Studies have shown that resolutions do not work. You may realize this by now since most of your New Year’s resolutions have not panned out. No matter how much optimism or hard work you put forth, you cannot change the outside without working on the inside first. External change comes only from internal change.

Paul reveals his frustration in overcoming his own obstacles in Romans 7:21-24: “So I find this law at work: When I want to do good, evil is right there with me. For in my inner being I delight in God’s law; but I see another law at work in the members of my body, waging war against the law of my mind and making me a prisoner of the law of sin at work within my members. What a wretched man I am!” Like us, Paul wants to do what is right but there is a war within him that is making him a prisoner.

No one wants to call themselves an addict. That term is usually reserved for alcoholics and drug abusers. I want to suggest to you that anything you do that is abusive and disproportionate to your life is an addiction. It could be food, work, money, drugs, Facebook, television, a relationship, shopping, sports, or a host of other things. Anything you are doing that you do not want to do but can’t figure out how to stop is probably an addiction.

What are some signs you are addicted? First, it becomes a part of your identity. Second, when you try to quit you fail and feel increasingly hopeless. Third, when your addiction is threatened you are personally threatened. Fourth, you begin to lose quality of life. Fifth, you ease pain by getting the next fix. I would also challenge you to read Isaiah 44:9-20 and see if this sounds like you.

So how do you overcome addiction? You must change the heart, not the action itself. Changed hearts produce changed behavior. Most of us don’t want changed lives, just changed situations. We don’t want to change our eating habits. We just want to be skinny. Addiction is just a symptom to a bigger disease – idolatry. Anything we have allowed to have a place of importance above God in our life is an idol.
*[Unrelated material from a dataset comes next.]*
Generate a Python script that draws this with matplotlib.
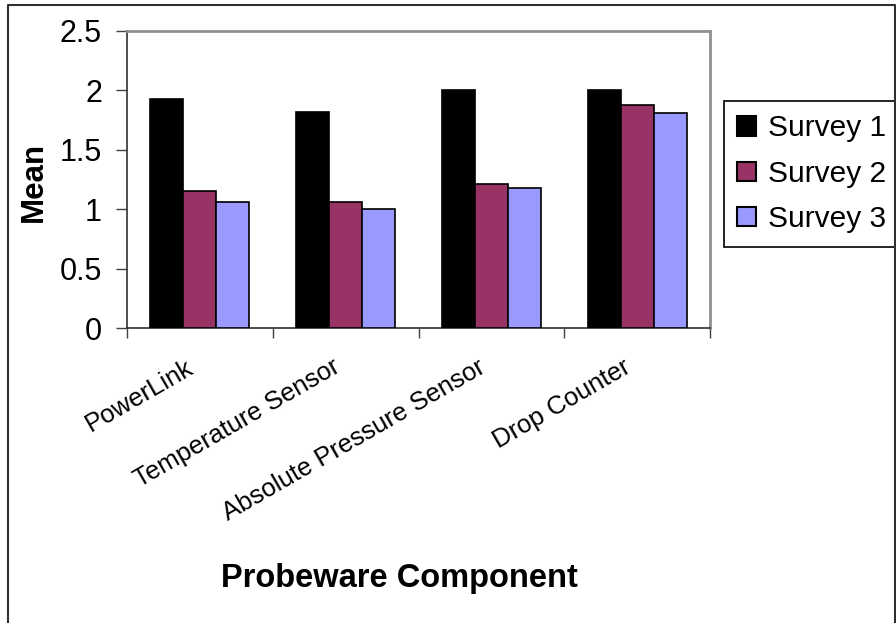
import numpy as np
import matplotlib as mpl
mpl.use("Agg")
import matplotlib.pyplot as plt
from matplotlib.lines import Line2D

# Chart data
components = ["PowerLink", "Temperature Sensor", "Absolute Pressure Sensor", "Drop Counter"]
survey_1 = [1.93, 1.82, 2.00, 2.00]
survey_2 = [1.15, 1.06, 1.21, 1.88]
survey_3 = [1.06, 1.00, 1.18, 1.81]
series_names = ["Survey 1", "Survey 2", "Survey 3"]
y_ticks = [0, 0.5, 1, 1.5, 2, 2.5]

colors = ["#000000", "#993366", "#9999FF"]

plt.rcParams['font.family'] = ['Liberation Sans', 'DejaVu Sans']

W, H = 896, 623
fig = plt.figure(figsize=(W / 100, H / 100), dpi=100)

# plot area in pixel coordinates of the reference
left, right, top, bottom = 127, 710, 31, 328
ax = fig.add_axes([left / W, 1 - bottom / H, (right - left) / W, (bottom - top) / H])

x = np.arange(len(components))
bar_w = 0.2264
for k, vals in enumerate([survey_1, survey_2, survey_3]):
    ax.bar(x + (k - 1) * bar_w, vals, width=bar_w, color=colors[k],
           edgecolor="black", linewidth=1.2, label=series_names[k], zorder=3)

ax.set_xlim(-0.5, len(components) - 0.5)
ax.set_ylim(0, 2.5)
ax.set_yticks(y_ticks)
ax.set_yticklabels(["0", "0.5", "1", "1.5", "2", "2.5"])
ax.tick_params(axis="y", direction="out", length=8, width=1, labelsize=22, pad=10,
               color="#404040")

# category boundaries get ticks, labels drawn separately
ax.set_xticks(np.arange(len(components) + 1) - 0.5)
ax.set_xticklabels([])
ax.tick_params(axis="x", direction="out", length=7, width=1, color="#404040")

for i, name in enumerate(components):
    ax.annotate(name, xy=(i, 0), xycoords=("data", "axes fraction"),
                xytext=(-14, -27), textcoords="offset pixels",
                rotation=30, rotation_mode="anchor", ha="right", va="top",
                fontsize=18.5)

for side in ["left", "bottom"]:
    ax.spines[side].set_color("#303030")
    ax.spines[side].set_linewidth(1.2)
for side in ["top", "right"]:
    ax.spines[side].set_color("#909090")
    ax.spines[side].set_linewidth(2)

fig.text(34 / W, 1 - 182 / H, "Mean", rotation=90, ha="center", va="center",
         fontsize=22.5, fontweight="bold")
fig.text(399 / W, 1 - 578 / H, "Probeware Component", ha="center", va="center",
         fontsize=23.5, fontweight="bold")

leg = ax.legend(loc="upper left", bbox_to_anchor=(724 / W, 1 - 101 / H),
                bbox_transform=fig.transFigure, fontsize=21.5, frameon=True,
                fancybox=False, edgecolor="black", framealpha=1,
                handlelength=0.62, handleheight=0.62, handletextpad=0.4,
                labelspacing=0.58, borderpad=0.45, borderaxespad=0)
leg.get_frame().set_linewidth(1.2)
for h in leg.legend_handles:
    h.set_edgecolor("black")
    h.set_linewidth(1.5)

# outer chart border
fig.add_artist(Line2D([8 / W, 8 / W, 895 / W, 895 / W], [0, 1 - 5 / H, 1 - 5 / H, 0],
                      transform=fig.transFigure, color="#303030", linewidth=1.5))

fig.savefig("out.png", dpi=100)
Whatever you worship, you serve. Anything you serve you eventually become enslaved to.

How do you dethrone idols? Read Matthew 17:14-21. Jesus told His disciples they were not connected to God enough (unbelieving) and too connected to the world (perversed). He went on to say they should have had growing faith: “I tell you the truth, if you have faith as small as a mustard seed, you can say to this mountain, 'Move from here to there' and it will move. Nothing will be impossible for you. But this kind does not go out except by prayer and fasting.” We need prayer and fasting in our lives. Prayer connects us to God and fasting disconnects us from the world.

There is no magic formula to overcoming addictions. Overcoming requires life change. Connect to God by faith and prayer and disconnect from the world by fasting and watch how your life changes. You won’t just lose an addiction but will gain the life you’ve always wanted.